There are several answers.  First, this spec provides more value to an email address -- so email providers have an incentive to provide it.  It's fairly trivial for them to do at least the basics; publish a static file off their main (or www) site, and provide a basic mapping service to point at whatever they have or know already that's public.  So the cost is low, and the potential benefits are high -- and once one email provider does this, it provides more incentive for the others to follow.

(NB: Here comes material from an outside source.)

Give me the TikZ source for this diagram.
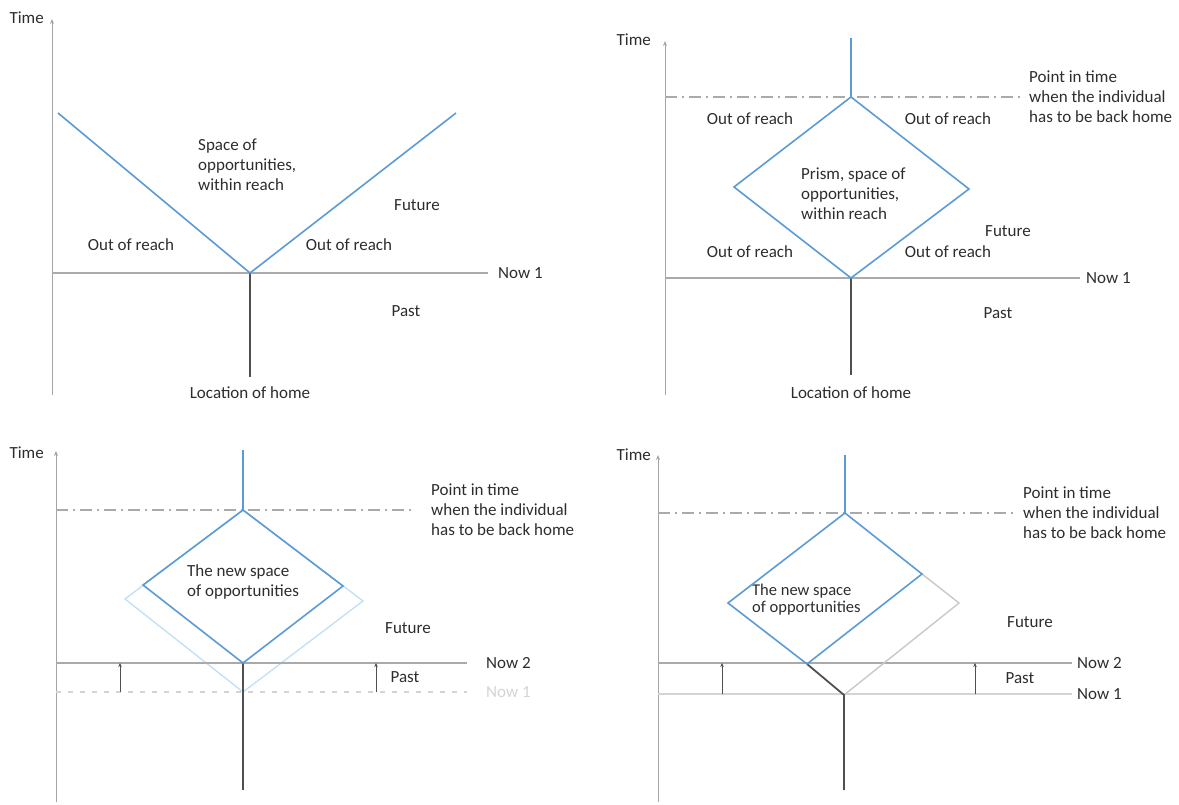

Second, some of the metadata is already present; every Yahoo! and Google user already has an OpenID service but none of them know it yet.  So there is value in just hooking up what's automatically provided.  However, this does lead to the danger of lock-in -- it's fine to default to your own service, but you shouldn't be limited to that service and you should also be able to override the defaults, ideally without needing to go and configure boring settings pages.  Profile pages are a valuable source of discovery data here if profile providers allow linking to services elsewhere.

Going Meta

There is another way to bootstrap.  Once you have a personal web discovery metadata service, and a way to edit per-user data, you can also create a personal web update service.  So then if you're at Flickr, and Flickr knows your email address, Flickr can find out, via discovery, if it can update your personal web data; and if so, offer to add itself as a photo stream service.  This would be done via OAuth of course, with your permission.  So services themselves could take care of the grungy work of adding links to your personal web.

Next Steps

Next steps are to get this documented properly, in the form of a HOWTO and running example code and some solid client libraries.  These are worth a million words of spec.

NB: You'll notice in general that there's no brilliant new idea here; this is just putting pieces that already exist together.  In fact, much of this is a re-invention of Liberty WSF discovery, but less SOAP-y and more deployable.